Mr Justice Kearns warns colleagues over public investigation interference
Mr Justice Nicholas Kearns, outgoing president of Ireland’s High Court, has warned his colleagues to avoid making excessive interventions in public investigations.
Speaking on Friday, his final day of the bench, Mr Justice Kearns suggested that successive court interventions had “virtually paralysed” the investigatory process, The Irish Times reports.
He said he had seen cases where interventions had caused more problems than they solved, despite the good intention of the court.

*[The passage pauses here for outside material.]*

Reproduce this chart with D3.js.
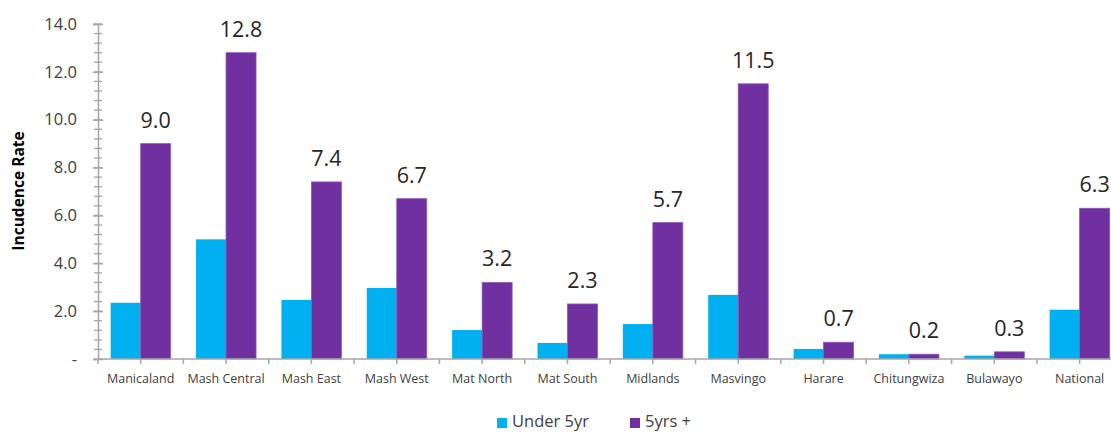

Mr Justice Kearns said judges “should never put themselves in the position of realising, all too late, that a particular decision has opened a Pandora’s box of unintended consequences which, had proper consideration been applied at the relevant time, might have led to a different approach being taken”.
His remarks come against the background of serious legal obstacles to the investigation into the wind-up of the Irish Bank Resolution Corporation (IBRC) and the Oireachtas banking inquiry.
A major ruling affecting Irish public investigations is Maguire v. Ardagh 1 I.R. 385, where the Supreme Court found the Oireachtas had “no inherent power” to set up investigations that would damage reputations or rule on facts.
Mr Justice Kearns will be succeeded as president of the High Court by Mr Justice Peter Kelly, nominated by the Government last week.